Professional ratings
Review scores
| Source | Rating |
| AllMusic | Star |
| Robert Christgau | A− |

==Production==
The album was recorded in late 1985 and early 1986 in Nashville, Tennessee, at Sound Stage Studio. Overdubs were later recorded at Nashville's Emerald Studios. It was one of the first country music albums to be recorded digitally, utilizing the Mitsubishi X-800. Each of the album's original ten tracks was either written or co-written by Earle.

==Reception and legacy==
In 2003, the album was ranked number 489 on Rolling Stone magazine's list of the 500 greatest albums of all time. In 2012, the magazine ranked it at No. 482 on a revised list, calling it "the rocker's version of country, packed with songs about hard living in the Reagan Eighties."

In 2006, it ranked 27th on CMT's "40 Greatest Albums in Country Music". In 2016, the album was re-released as a 30th Anniversary Edition with a corresponding tour.

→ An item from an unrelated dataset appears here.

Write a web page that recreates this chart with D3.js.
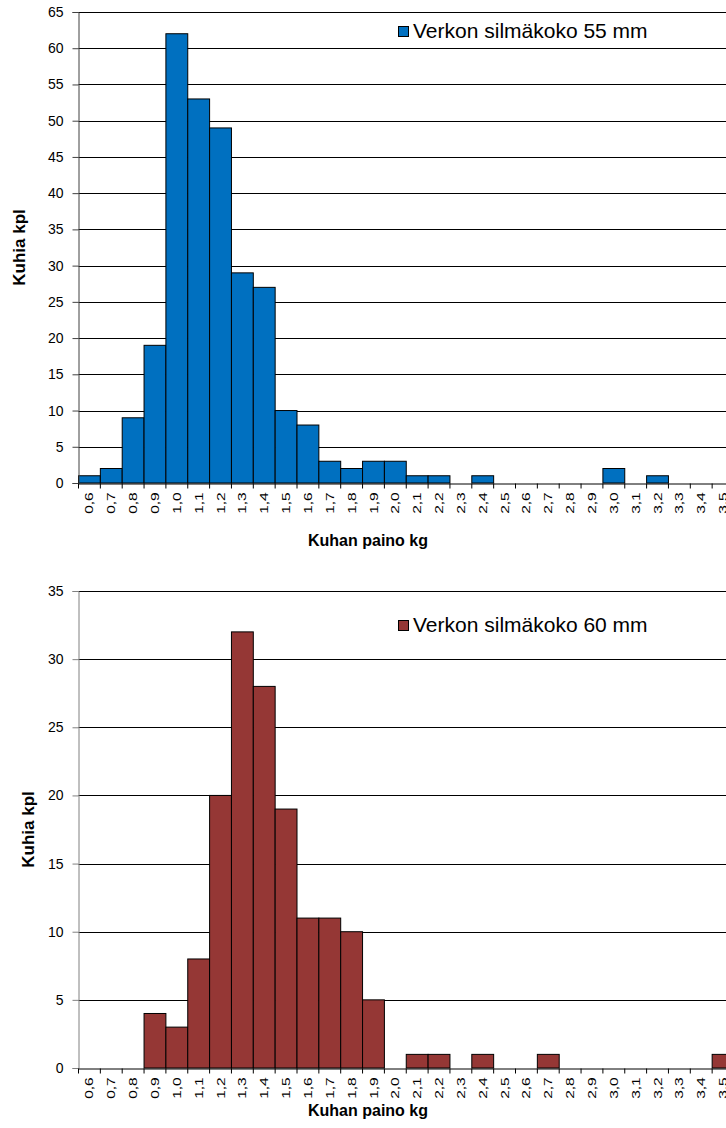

The title track was later covered by Emmylou Harris. "Someday" was later covered by Shawn Colvin on her cover album, Cover Girl.

"My Old Friend The Blues" was covered by The Proclaimers.

==Track listing==
All songs written by Steve Earle unless otherwise noted

Added in a later reissue:

| No. | Title | Writer(s) | Length |
|---|---|---|---|
| 1. | "Guitar Town" |  | 2:33 |
| 2. | "Goodbye's All We've Got Left" |  | 3:16 |
| 3. | "Hillbilly Highway" | Earle, Jimbeau Hinson | 3:38 |
| 4. | "Good Ol' Boy (Gettin' Tough)" | Earle, Richard Bennett | 3:58 |
| 5. | "My Old Friend the Blues" |  | 3:07 |
| 6. | "Someday" |  | 3:46 |
| 7. | "Think It Over" | Earle, Bennett | 2:13 |
| 8. | "Fearless Heart" |  | 4:04 |
| 9. | "Little Rock 'n' Roller" |  | 4:49 |
| 10. | "Down the Road" | Earle, Hinson, Tony Brown | 2:37 |

| No. | Title | Writer(s) | Length |
|---|---|---|---|
| 11. | "State Trooper [live]" | Bruce Springsteen | 5:12 |

==Personnel==
- Steve Earle – guitar, vocals
- The Dukes
- Bucky Baxter – pedal steel guitar, guitar on "State Trooper"
- Richard Bennett – guitar, 6-string bass, slap bass, associate producer
- Ken Moore – organ, synthesizer, keyboards on "State Trooper"
- Emory Gordy, Jr. – bass, mandolin, producer
- Harry Stinson – drums, vocals
- Reno Kling – bass on "State Trooper"
- Michael McAdam – guitar on "State Trooper"
- Additional musicians
- Paul Franklin – pedal steel guitar on "Fearless Heart" and "Someday"
- John Barlow Jarvis – synthesizer, piano
- Steve Nathan – synthesizer
- Technical
- Chuck Ainlay – recording, mixing
- Alan Messer – photography

==Charts==

===Weekly charts===

| Chart (1986) | Peak position |
|---|---|
| Canadian Albums (RPM) | 82 |
| US Billboard 200 | 89 |
| US Top Country Albums (Billboard) | 1 |

===Year-end charts===

| Chart (1986) | Position |
|---|---|
| US Top Country Albums (Billboard) | 41 |

===Singles===

| Year | Single | Peak chart positions |  |
| US Country | CAN Country |
| 1986 | "Hillbilly Highway" | 37 | 46 |
| "Guitar Town" | 7 | 7 |
| "Someday" | 28 | 31 |
| 1987 | "Goodbye's All We Got Left" | 8 | 10 |

==Certifications==

Certifications for Guitar Town
| Region | Certification | Certified units/sales |
| Canada (Music Canada) | Platinum | 100,000^{^} |
| United States (RIAA) | Gold | 500,000^{^} |
^{^} Shipments figures based on certification alone.